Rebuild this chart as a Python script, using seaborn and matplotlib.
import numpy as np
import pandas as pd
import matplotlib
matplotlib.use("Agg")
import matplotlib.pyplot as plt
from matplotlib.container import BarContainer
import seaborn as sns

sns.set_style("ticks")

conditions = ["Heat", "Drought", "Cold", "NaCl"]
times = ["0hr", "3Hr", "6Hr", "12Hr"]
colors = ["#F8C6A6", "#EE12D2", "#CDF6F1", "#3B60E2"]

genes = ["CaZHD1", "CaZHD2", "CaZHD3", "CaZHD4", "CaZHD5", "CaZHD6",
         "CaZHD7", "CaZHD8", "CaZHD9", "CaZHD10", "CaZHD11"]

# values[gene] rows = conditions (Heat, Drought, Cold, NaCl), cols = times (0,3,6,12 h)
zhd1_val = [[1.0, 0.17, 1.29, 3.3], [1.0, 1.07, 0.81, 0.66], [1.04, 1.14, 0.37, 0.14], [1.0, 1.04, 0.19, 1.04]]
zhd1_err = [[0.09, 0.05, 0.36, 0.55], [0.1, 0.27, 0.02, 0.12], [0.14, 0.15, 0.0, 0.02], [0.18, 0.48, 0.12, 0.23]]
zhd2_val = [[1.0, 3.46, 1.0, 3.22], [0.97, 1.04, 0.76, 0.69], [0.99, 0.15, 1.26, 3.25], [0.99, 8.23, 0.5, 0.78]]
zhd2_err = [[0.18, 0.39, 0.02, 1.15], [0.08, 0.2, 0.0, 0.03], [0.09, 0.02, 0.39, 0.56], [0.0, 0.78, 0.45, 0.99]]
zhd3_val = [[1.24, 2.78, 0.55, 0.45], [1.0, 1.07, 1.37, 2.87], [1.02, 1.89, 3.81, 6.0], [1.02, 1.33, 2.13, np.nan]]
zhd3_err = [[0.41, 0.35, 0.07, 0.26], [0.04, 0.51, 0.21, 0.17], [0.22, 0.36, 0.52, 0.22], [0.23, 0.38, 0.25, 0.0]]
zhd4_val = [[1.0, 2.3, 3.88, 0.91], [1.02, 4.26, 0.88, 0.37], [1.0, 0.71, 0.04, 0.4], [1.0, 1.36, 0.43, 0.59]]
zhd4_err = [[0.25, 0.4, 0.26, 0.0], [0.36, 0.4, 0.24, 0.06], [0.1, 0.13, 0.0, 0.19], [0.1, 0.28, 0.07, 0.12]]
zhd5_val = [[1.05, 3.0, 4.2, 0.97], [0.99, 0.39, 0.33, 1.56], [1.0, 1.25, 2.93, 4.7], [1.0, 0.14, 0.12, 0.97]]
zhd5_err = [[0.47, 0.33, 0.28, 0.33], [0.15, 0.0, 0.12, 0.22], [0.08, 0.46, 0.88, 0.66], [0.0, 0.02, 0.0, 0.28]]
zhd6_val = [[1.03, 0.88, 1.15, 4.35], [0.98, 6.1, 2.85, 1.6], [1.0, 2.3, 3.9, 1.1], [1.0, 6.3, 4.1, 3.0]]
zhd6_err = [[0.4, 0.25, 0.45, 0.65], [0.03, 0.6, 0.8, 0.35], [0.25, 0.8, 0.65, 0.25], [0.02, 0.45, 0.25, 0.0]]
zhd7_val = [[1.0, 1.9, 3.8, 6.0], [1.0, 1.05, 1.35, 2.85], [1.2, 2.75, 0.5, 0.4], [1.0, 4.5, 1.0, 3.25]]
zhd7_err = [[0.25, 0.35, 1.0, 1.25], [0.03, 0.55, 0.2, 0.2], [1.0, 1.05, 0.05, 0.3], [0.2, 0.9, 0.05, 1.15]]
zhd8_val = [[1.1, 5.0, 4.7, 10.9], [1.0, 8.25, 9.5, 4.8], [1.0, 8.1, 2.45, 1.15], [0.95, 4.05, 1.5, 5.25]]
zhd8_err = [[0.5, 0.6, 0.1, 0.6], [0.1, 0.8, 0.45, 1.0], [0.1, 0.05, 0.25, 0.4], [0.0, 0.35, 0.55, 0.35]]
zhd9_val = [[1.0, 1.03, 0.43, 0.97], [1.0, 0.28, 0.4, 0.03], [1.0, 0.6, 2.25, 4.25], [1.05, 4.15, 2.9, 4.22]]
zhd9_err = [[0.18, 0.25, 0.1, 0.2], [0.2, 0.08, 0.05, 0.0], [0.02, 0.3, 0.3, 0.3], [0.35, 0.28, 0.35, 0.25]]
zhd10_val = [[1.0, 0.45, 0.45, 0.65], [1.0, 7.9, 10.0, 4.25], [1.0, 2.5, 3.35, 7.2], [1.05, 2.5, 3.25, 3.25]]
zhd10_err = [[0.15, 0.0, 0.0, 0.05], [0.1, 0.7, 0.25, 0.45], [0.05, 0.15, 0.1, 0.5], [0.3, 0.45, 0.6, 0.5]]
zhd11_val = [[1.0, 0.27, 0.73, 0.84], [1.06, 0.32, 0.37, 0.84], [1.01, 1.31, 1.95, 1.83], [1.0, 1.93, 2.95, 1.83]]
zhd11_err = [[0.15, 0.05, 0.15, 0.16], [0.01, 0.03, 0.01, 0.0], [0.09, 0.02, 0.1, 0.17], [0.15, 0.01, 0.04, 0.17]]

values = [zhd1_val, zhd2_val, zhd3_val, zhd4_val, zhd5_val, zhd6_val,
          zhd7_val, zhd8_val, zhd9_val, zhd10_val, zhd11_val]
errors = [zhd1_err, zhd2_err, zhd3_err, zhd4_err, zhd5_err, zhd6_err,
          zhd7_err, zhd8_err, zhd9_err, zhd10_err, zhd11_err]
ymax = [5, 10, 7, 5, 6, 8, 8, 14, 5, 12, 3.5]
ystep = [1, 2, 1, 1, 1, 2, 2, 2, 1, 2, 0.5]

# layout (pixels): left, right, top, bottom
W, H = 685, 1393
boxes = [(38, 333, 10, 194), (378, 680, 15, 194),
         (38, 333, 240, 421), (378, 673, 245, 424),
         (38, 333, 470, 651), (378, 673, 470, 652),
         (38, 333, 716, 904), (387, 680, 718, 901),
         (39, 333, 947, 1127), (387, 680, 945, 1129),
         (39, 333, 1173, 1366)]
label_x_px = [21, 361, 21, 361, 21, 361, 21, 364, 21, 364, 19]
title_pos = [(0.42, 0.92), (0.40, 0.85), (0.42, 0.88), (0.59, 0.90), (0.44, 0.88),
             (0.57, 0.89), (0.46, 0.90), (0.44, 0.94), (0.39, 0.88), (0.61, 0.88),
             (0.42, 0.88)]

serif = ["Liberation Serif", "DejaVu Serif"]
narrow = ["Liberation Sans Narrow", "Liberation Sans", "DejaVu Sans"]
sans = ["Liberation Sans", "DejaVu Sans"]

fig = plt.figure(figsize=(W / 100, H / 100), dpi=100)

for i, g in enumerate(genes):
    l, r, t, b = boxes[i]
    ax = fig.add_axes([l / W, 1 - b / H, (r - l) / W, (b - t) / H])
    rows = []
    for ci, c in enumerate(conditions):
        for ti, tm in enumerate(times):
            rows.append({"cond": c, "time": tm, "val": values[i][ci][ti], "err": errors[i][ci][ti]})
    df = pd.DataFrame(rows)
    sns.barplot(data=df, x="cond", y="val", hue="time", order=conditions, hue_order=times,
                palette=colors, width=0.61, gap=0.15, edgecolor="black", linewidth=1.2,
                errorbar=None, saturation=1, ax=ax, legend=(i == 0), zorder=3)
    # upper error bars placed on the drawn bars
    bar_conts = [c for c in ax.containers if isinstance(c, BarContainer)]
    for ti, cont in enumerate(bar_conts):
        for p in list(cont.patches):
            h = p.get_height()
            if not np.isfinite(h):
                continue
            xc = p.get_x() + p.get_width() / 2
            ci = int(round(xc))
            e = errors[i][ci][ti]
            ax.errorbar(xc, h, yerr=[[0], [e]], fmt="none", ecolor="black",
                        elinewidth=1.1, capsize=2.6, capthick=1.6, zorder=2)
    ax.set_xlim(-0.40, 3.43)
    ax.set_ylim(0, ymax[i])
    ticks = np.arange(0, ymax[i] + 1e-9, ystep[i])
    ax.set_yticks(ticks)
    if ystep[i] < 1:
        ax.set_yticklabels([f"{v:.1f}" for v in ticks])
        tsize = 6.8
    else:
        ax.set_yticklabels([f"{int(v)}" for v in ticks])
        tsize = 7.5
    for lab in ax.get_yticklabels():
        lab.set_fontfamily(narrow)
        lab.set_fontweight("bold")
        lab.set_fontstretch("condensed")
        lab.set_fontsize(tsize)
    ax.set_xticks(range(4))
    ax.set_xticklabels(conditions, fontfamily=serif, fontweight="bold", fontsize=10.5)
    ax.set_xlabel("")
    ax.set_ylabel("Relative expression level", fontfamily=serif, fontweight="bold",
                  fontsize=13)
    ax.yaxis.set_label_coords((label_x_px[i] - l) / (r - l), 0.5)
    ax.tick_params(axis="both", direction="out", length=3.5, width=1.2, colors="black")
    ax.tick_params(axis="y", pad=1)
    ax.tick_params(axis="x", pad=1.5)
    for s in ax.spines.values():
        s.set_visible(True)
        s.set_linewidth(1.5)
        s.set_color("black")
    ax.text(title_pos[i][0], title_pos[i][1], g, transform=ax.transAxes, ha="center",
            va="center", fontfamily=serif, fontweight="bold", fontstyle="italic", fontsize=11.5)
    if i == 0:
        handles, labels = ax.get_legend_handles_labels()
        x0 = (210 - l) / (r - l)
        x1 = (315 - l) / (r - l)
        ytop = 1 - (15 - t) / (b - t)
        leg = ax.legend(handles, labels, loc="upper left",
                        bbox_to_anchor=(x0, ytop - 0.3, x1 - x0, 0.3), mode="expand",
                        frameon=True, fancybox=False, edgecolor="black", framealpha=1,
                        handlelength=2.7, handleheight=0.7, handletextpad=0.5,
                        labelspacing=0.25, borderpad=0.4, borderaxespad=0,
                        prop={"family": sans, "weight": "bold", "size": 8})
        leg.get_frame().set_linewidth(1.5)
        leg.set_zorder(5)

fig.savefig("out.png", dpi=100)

▬▬▬▬▬▬▬▬▬▬

INSTRUCTION: Gather all lines where the word "seaborn" appears.

TASK OUTPUT:
Rebuild this chart as a Python script, using seaborn and matplotlib.
import seaborn as sns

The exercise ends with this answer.